Targeting Rich UK Lawyers in New “Lawyer Tax”

Rachel Reeves targets UK lawyers in tax move - LawFuel

UK Chancellor Reeves Aims Her Sights on Lawyers & Others

Ben Borman, LawFuel contributing editor

UK Chancellor Rachel Reeves is eyeing roughly £2 billion a year by slapping employer-style National Insurance contributions (NICs) on members of LLPs, that’s lawyers, accountants and anyone else who looks suspiciously well-remunerated.

Under the current regime, LLP members are taxed as self-employed individuals and pay Class 4 NICs on profits,, but firms don’t pay employer NIC at all. Reeves wants to change that by importing the 15 percent employer rate into the LLP world.

The move, reported in The Times and elsewhere and also confirmed by multiple Treasury whispers, would effectively align partners with salaried employees in NIC treatment.

Rachel Reeves tax changes: Cartoon from The Times

​The Times reported: Reeves has made it clear that she wants tax rises to be directed at those with the “broadest shoulders”, indicating why she is likely to target lawyers, consultants, accountants and employees of some investment firms whose pay packages frequently reach seven figures.

City AM puts the extra burden at as much as £46,000 per partner, depending on income levels — or, as Reeves’s comms team would say, “a fair contribution”. For a partner pulling £316,000 a year, the likely extra bite is closer to £23,000 being about a 7 percent hit to their take-home. The legal sector, unsurprisingly, calls it daylight robbery.

Why Reeves is doing it

There’s a £30 billion fiscal hole and a late-November Budget date locked in and Reeves has promised fiscal “fairness” without torching her manifesto, and the optics of taxing lawyers, GPs and fund managers tick every focus group box.

“Why do profitable partnerships dodge a charge every normal employer pays?” is an easy headline win.

The Worry for Lawyers

This is where the pain gets personal, with major PEP deflation. Employer NIC isn’t magically paid from spare change in the stationery budget; it lands squarely on profit distribution.

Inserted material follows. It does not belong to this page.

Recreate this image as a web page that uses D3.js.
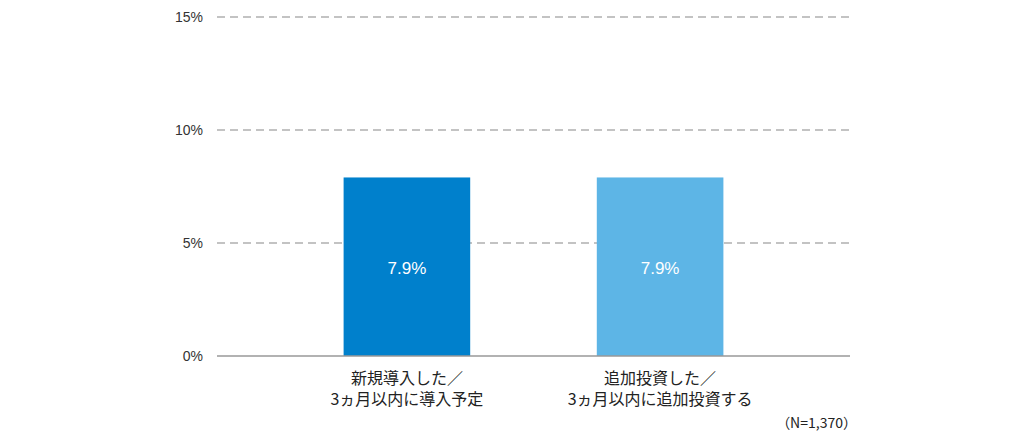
<!DOCTYPE html>
<html><head><meta charset="utf-8">
<script src="https://cdn.jsdelivr.net/npm/d3@7"></script>
<style>body{margin:0;background:#fff;font-family:"Noto Sans CJK JP",Arial,sans-serif;}</style>
</head><body><svg id="chart" width="1030" height="447"></svg>
<script>
// chart data
const categories = [["新規導入した／", "3ヵ月以内に導入予定"], ["追加投資した／", "3ヵ月以内に追加投資する"]];
const values = [7.9, 7.9];
const colors = ["#0080cc", "#5db5e6"];
const yTicks = [0, 5, 10, 15];

const svg = d3.select("#chart");
const plotLeft = 217, plotRight = 850, plotTop = 17, plotBottom = 356;

const x = d3.scaleBand().domain(d3.range(values.length)).range([plotLeft, plotRight]).padding(0.5);
const y = d3.scaleLinear().domain([0, 15]).range([plotBottom, plotTop]);

// gridlines and tick labels
svg.selectAll(".grid").data(yTicks.filter(d => d > 0)).enter().append("line")
  .attr("x1", plotLeft).attr("x2", plotRight).attr("y1", d => y(d)).attr("y2", d => y(d))
  .attr("stroke", "#b0b0b0").attr("stroke-width", 1.3).attr("stroke-dasharray", "8,5");
svg.selectAll(".tick").data(yTicks).enter().append("text")
  .attr("x", 203).attr("y", d => y(d) + 5).attr("text-anchor", "end")
  .attr("font-family", "Arial, 'Liberation Sans', sans-serif").attr("font-size", 14).attr("fill", "#333")
  .text(d => d + "%");

// bars
svg.selectAll("rect").data(values).enter().append("rect")
  .attr("x", (d, i) => x(i)).attr("width", x.bandwidth())
  .attr("y", d => y(d)).attr("height", d => plotBottom - y(d)).attr("fill", (d, i) => colors[i]);

// value labels
svg.selectAll(".val").data(values).enter().append("text")
  .attr("x", (d, i) => x(i) + x.bandwidth() / 2).attr("y", 274).attr("text-anchor", "middle")
  .attr("font-family", "Arial, 'Liberation Sans', sans-serif").attr("font-size", 17).attr("fill", "#fff")
  .text(d => d.toFixed(1) + "%");

// baseline
svg.append("line").attr("x1", plotLeft).attr("x2", plotRight).attr("y1", plotBottom).attr("y2", plotBottom)
  .attr("stroke", "#999").attr("stroke-width", 1.5);

// category labels
categories.forEach((lines, i) => {
  lines.forEach((t, j) => {
    svg.append("text").attr("x", x(i) + x.bandwidth() / 2).attr("y", 384 + j * 21)
      .attr("text-anchor", "middle").attr("font-size", 16).attr("fill", "#222").text(t);
  });
});

svg.append("text").attr("x", 857).attr("y", 428).attr("text-anchor", "end")
  .attr("font-size", 14).attr("fill", "#222").text("（N=1,370）");
</script></body></html>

Firms that can’t raise rates to offset it will see partner takes deflate faster than Barclays bonuses after a select committee hearing.

The Law Society has already labeled the proposal a “big hit” on the profession, noting it punishes the partnership model Reeves’s predecessors once promoted to spur innovation. Dan Neidle at Tax Policy Associates calculated that a solicitor earning £316,000 would see their effective tax rate jump from 43 percent to 50 percent. ​

‘In practice, business owners are likely to pass the cost on through higher prices and lower cost bases – lower salaries, reduced bonuses, and tighter recruitment budgets – hitting staff as well as partners. LLPs have already faced a 1.2% increase in employer NIC this year, so this is a double blow.’ Andrew England, business tax partner at accountants Menzies

Expect structure shuffling

If Reeves really goes through with this, structure-planning will be back in fashion. Firms will dust off the “incorporate the LLP” memos or revisit hybrid structures that blur the employer/partner line.

Accountants are calling it “one of the most significant tax changes in a decade”. HMRC will inevitably be watching for “avoidance” schemes like hawks at lunch.

Pricing pain and panels

Law firms on fixed-fee panels will feel this fastest. A few percentage points of NIC drag multiplied across portfolio pricing equals serious margin erosion.

Expect panel renegotiations, “change in law” clauses, and late-night pricing committee meetings involving phrases like “cost recovery” and “client education”.

From Reeves’s point of view, the messaging writes itself: “Tax fairness” and “closing loopholes” play beautifully against a backdrop of austerity and NHS headlines. From the legal press’s angle, the story writes just as easily: “Reeves raids the professions.” Pick your poison — it’s the same bottle.

What’s next

Budget day is 26 November. Between now and then, every serious law firm should be running three models:

  • No change (nirvana).
  • Partial employer NIC on certain profit thresholds.
  • Full employer NIC across the board.

If you’re in Finance, build one clean deck showing partner hits and client-side implications. If nothing happens, enjoy your early Christmas present.

Call it closing a loophole or call it a smash-and-grab. Either way, law firms are about to learn the new meaning of “sharing the burden.” The Chancellor’s move may not kill BigLaw profitability, but it’ll sting hard enough to make even the most polished equity partner wince in their next tax meeting.